I think the exceptions that the average user most likely to see will be caused by some problem in the rules. Unfortunately the obscure nature of these exceptions is a side effect of the way the Rules Engine works. The Rules Engine basically slaps a weakly typed programming language (a customized Xtext) on top of a strongly typed one (Java). As such certain errors (e.g. an inability to convert an object of one type into another type that is needed) end up being a relatively uninformative NullPointerException.

Similarly, the Rules Engine operates on scripts that get turned into a bunch of Java classes in memory and, in the process, lose much if not all of its context so when structural errors occur (e.g. syntax errors, lambda errors, etc) result in some arcane Xtext exception.

In both of these cases the actual exception appears to be caught and printed in library code, not OH/ESH code (I’m unable to test this or check the actual code so I could be completely off base).
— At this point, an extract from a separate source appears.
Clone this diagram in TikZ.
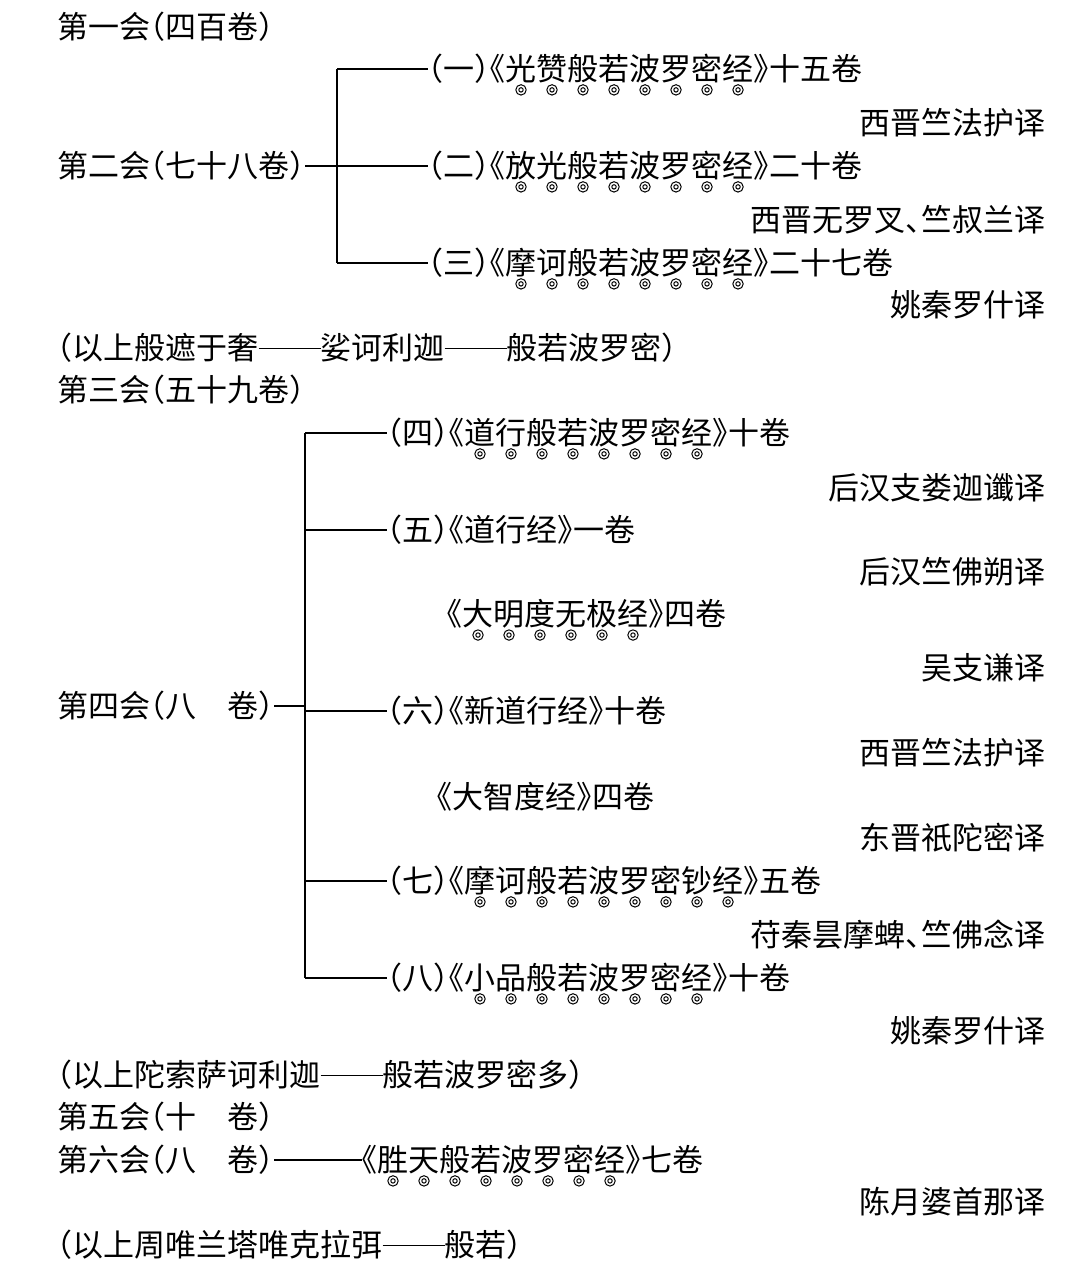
\documentclass[tikz,border=0pt]{standalone}
\usepackage{fontspec}
\usepackage{tikz}
\usetikzlibrary{calc}
\newfontfamily\cjk[RawFeature=+halt]{Noto Sans CJK SC}
\newcommand{\ddash}{\rule[0.35em]{2em}{0.7pt}}
\tikzstyle{txt}=[font=\cjk\fontsize{15.5pt}{18pt}\selectfont, inner sep=0pt, outer sep=0pt]
\tikzstyle{lft}=[txt, anchor=west]
\tikzstyle{rgt}=[txt, anchor=east]
\tikzstyle{seq}=[txt, anchor=base west]
\tikzstyle{branch}=[draw, line width=0.7pt]
\tikzstyle{ring}=[draw, line width=0.5pt]

\begin{document}
\begin{tikzpicture}[x=0.5pt, y=-0.5pt]

  \path[use as bounding box, fill=white] (0,0) rectangle (1069,1268);

  \def\lx{57};
  \def\rx{1045};
  \coordinate (br1) at (337,0);
  \coordinate (br2) at (305,0);

   \foreach \y/\name/\label in {27/hui1/{第一会（四百卷）}, 166/hui2/{第二会（七十八卷）}, 348/note1/{（以上般遮于奢\ddash 娑诃利迦\ddash 般若波罗密）}, 390/hui3/{第三会（五十九卷）}, 706/hui4/{第四会（八\hspace{1em}卷）}, 1075/note2/{（以上陀索萨诃利迦\ddash 般若波罗密多）}, 1117/hui5/{第五会（十\hspace{1em}卷）}, 1160/hui6/{第六会（八\hspace{1em}卷）}, 1245/note3/{（以上周唯兰塔唯克拉弭\ddash 般若）}}
          \node[lft] (\name) at (\lx,\y) {\label};

   \foreach \y/\name/\label in {123/tr1/西晋竺法护译, 220/tr2/西晋无罗叉、竺叔兰译, 305/tr3/姚秦罗什译, 488/tr4/后汉支娄迦谶译, 572/tr5/后汉竺佛朔译, 668/tr6/吴支谦译, 753/tr7/西晋竺法护译, 838/tr8/东晋祇陀密译, 935/tr9/苻秦昙摩蜱、竺佛念译, 1031/tr10/姚秦罗什译, 1202/tr11/陈月婆首那译}
          \node[rgt] (\name) at (\rx,\y) {\label};

   % titles with marks under each character
   \foreach \x/\y/\name/\pre/\title/\post/\n in {428/69/b1/（一）《/光赞般若波罗密经/》十五卷/8, 428/166/b2/（二）《/放光般若波罗密经/》二十卷/8, 428/263/b3/（三）《/摩诃般若波罗密经/》二十七卷/8, 387/433/c1/（四）《/道行般若波罗密经/》十卷/8, 447/614/d1/《/大明度无极经/》四卷/6, 387/881/c4/（七）《/摩诃般若波罗密钞经/》五卷/9, 387/978/c5/（八）《/小品般若波罗密经/》十卷/8, 362/1160/s6/《/胜天般若波罗密经/》七卷/8}
   {
          \node[lft] (\name-pre) at (\x,\y) {\pre};
          \node[seq] (\name-t) at (\name-pre.base east) {\title};
          \node[seq] (\name-post) at (\name-t.base east) {\post};
          \foreach \i in {1,...,\n}
                \draw[ring] ($(\name-t.west)!{(\i-0.5)/\n}!(\name-t.east)$) ++(0,21) circle (2.6pt) circle (1.1pt);
   }

   \node[lft] (c2-pre) at (387,530) {（五）《道行经》一卷};
   \node[lft] (c3-pre) at (387,711) {（六）《新道行经》十卷};
   \node[lft] (d2) at (437,797) {《大智度经》四卷};

   % brackets
   \draw[branch] (b1-pre.west -| br1) -- (b3-pre.west -| br1);
   \foreach \b in {b1,b2,b3}
          \draw[branch] (\b-pre.west -| br1) -- (\b-pre.west);
   \draw[branch] (hui2.east) -- (hui2.east -| br1);

   \draw[branch] (c1-pre.west -| br2) -- (c5-pre.west -| br2);
   \foreach \b in {c1,c2,c3,c4,c5}
          \draw[branch] (\b-pre.west -| br2) -- (\b-pre.west);
   \draw[branch] (hui4.east) -- (hui4.east -| br2);

   \draw[branch] (hui6.east) -- (s6-pre.west);

\end{tikzpicture}
\end{document}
But even if it is in OH/ESH code, the exception is being caught by generic script running code and because much of the context is lost it is quite challenging to come up with a meaningful text for an exception.

Personally, I think the focus should be:

  • work to eliminate the occurrence of exceptions as much as possible
  • for exceptions that might be thrown because of an error in configuration or environment, try to make these exceptions as informative as possible
  • try to some up with a way to add more context to exceptions thrown by the rules engine

Yes, but as I mention above, this is a challenge, though one I think is well worth doing

This is what Designer is for and why I and many others strong recommend its use. The Rule Editor in PaperUI and Habmin2 would serve a similar purpose. If using one of these tools there should never be a situation where a rule fails to load or run because of a syntax error.